● SHORT PROBLEM
Without the pictures, extract every line from the start of the material to the line containing "from bokeh.core.properties import value", both ends included.

::::::::

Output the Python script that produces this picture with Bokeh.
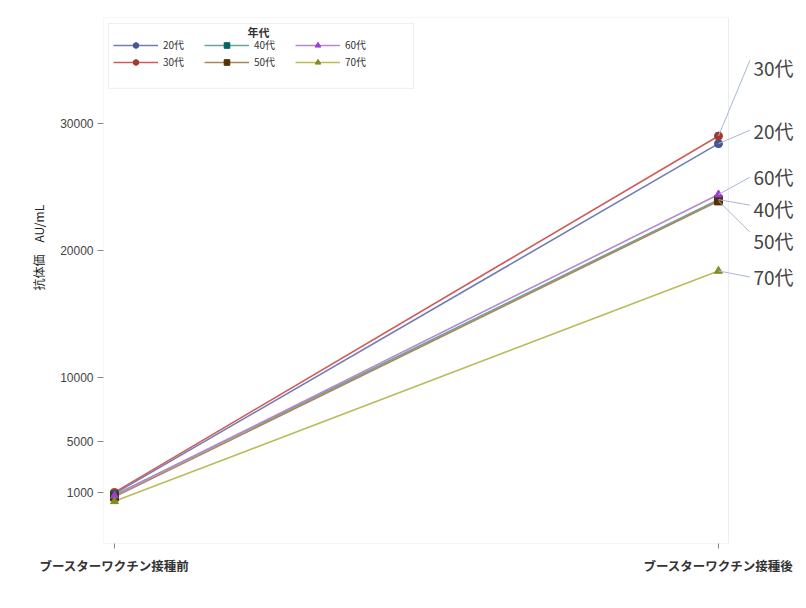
import math
from bokeh.plotting import figure
from bokeh.models import (Range1d, FixedTicker, Legend, LegendItem, BoxAnnotation,
                          Label, ColumnDataSource, Title)
from bokeh.embed import file_html
from bokeh.resources import INLINE
from bokeh.core.properties import value

# ---- data ----
timepoints = ["ブースターワクチン接種前", "ブースターワクチン接種後"]
groups = ["20代", "30代", "40代", "50代", "60代", "70代"]
before = [900, 1000, 800, 650, 750, 300]
after = [28400, 29000, 24000, 23900, 24400, 18400]
y_ticks = [1000, 5000, 10000, 20000, 30000]

# ---- styles ----
markers = ["circle", "circle", "square", "square", "triangle", "triangle"]
line_colors = ["#6F7EB3", "#D05B5B", "#66A5A0", "#A9865B", "#B689CD", "#BABC5C"]
marker_colors = ["#445694", "#A23A2E", "#01665E", "#543005", "#9D3CDB", "#7F8E1F"]

# ---- layout of the right-hand labels (data units) ----
label_y = [29450, 34390, 23336, 20827, 25844, 17926]
leader_end_y = [29450, 34939, 23570, 21454, 25766, 17926]
label_x = 1.058
leader_end_x = 1.052

X0, X1 = -0.0182, 1.1325
Y0, Y1 = -3014, 38310
FRAME_RIGHT = 1.0166

p = figure(width=798, height=600, output_backend="svg", toolbar_location=None,
           x_range=Range1d(X0, X1), y_range=Range1d(Y0, Y1),
           min_border_left=103, min_border_right=0, min_border_top=17, min_border_bottom=57)
p.outline_line_color = None
p.xgrid.visible = False
p.ygrid.visible = False
p.background_fill_color = "white"
p.border_fill_color = "white"

# frame box
p.add_layout(BoxAnnotation(left=X0, right=FRAME_RIGHT, bottom=Y0, top=Y1,
                           fill_alpha=0, line_color="#c4c4c4", line_width=1))

# axes
p.yaxis.ticker = FixedTicker(ticks=y_ticks)
p.yaxis.axis_line_color = None
p.yaxis.major_tick_line_color = "#888888"
p.yaxis.major_tick_out = 6
p.yaxis.major_tick_in = 0
p.yaxis.minor_tick_line_color = None
p.yaxis.major_label_standoff = 4
p.yaxis.major_label_text_font = "Liberation Sans"
p.yaxis.major_label_text_font_size = "12px"
p.yaxis.major_label_text_color = "#444444"
p.yaxis.formatter.use_scientific = False

p.xaxis.ticker = FixedTicker(ticks=[0, 1])
p.xaxis.major_label_overrides = {0: timepoints[0], 1: timepoints[1]}
p.xaxis.axis_line_color = None
p.xaxis.major_tick_line_color = "#888888"
p.xaxis.major_tick_out = 5
p.xaxis.major_tick_in = 0
p.xaxis.minor_tick_line_color = None
p.xaxis.major_label_standoff = 7
p.xaxis.major_label_text_font = "Noto Sans CJK JP"
p.xaxis.major_label_text_font_style = "bold"
p.xaxis.major_label_text_font_size = "12.5px"
p.xaxis.major_label_text_color = "#333333"

# y axis title (as a left-side title so it can be offset upward)
p.add_layout(Title(text="抗体価　AU/mL", align="left", offset=253,
                   text_font="Noto Sans CJK JP", text_font_size="12px",
                   text_font_style="normal", text_color="#222222", standoff=21), "left")

# lines and markers
line_rs, mark_rs = [], []
for i, g in enumerate(groups):
    src = ColumnDataSource(dict(x=[0, 1], y=[before[i], after[i]]))
    lr = p.line("x", "y", source=src, line_color=line_colors[i], line_width=1.6)
    line_rs.append((lr, src))
for i, g in enumerate(groups):
    src = line_rs[i][1]
    mr = p.scatter("x", "y", source=src, marker=markers[i], size=8,
                   fill_color=marker_colors[i], line_color=marker_colors[i])
    mark_rs.append(mr)

# leader lines and end labels
lead = ColumnDataSource(dict(x0=[1] * len(groups), y0=after,
                             x1=[leader_end_x] * len(groups), y1=leader_end_y))
p.segment("x0", "y0", "x1", "y1", source=lead, line_color="#a9b6d6", line_width=1)
lab = ColumnDataSource(dict(x=[label_x] * len(groups), y=label_y, text=groups))
p.text("x", "y", text="text", source=lab, text_align="left", text_baseline="middle",
       text_font=value("Noto Sans CJK JP"), text_font_size="19px", text_color="#444444")

# legend box + title
p.add_layout(BoxAnnotation(left=-0.0099, right=0.495, bottom=32744, top=37840,
                           fill_color="white", fill_alpha=1, line_color="#c8c8c8", line_width=1))
p.add_layout(Label(x=0.2384, y=37134, text="年代", text_align="center", text_baseline="middle",
                   text_font="Noto Sans CJK JP", text_font_style="bold",
                   text_font_size="11px", text_color="#333333"))

items = [LegendItem(label=g, renderers=[line_rs[i][0], mark_rs[i]]) for i, g in enumerate(groups)]
legend = Legend(items=items, location=(10, 474), orientation="vertical", nrows=2,
                margin=0, padding=0, spacing=2, glyph_width=45, glyph_height=14,
                label_height=14, label_width=39, label_standoff=5,
                label_text_font="Noto Sans CJK JP", label_text_font_size="10px",
                label_text_color="#333333", background_fill_alpha=0,
                border_line_color=None)
p.add_layout(legend)

open("out.html", "w").write(file_html(p, INLINE))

::::::::

● RESULT OF THIS TASK
Output the Python script that produces this picture with Bokeh.
import math
from bokeh.plotting import figure
from bokeh.models import (Range1d, FixedTicker, Legend, LegendItem, BoxAnnotation,
                          Label, ColumnDataSource, Title)
from bokeh.embed import file_html
from bokeh.resources import INLINE
from bokeh.core.properties import value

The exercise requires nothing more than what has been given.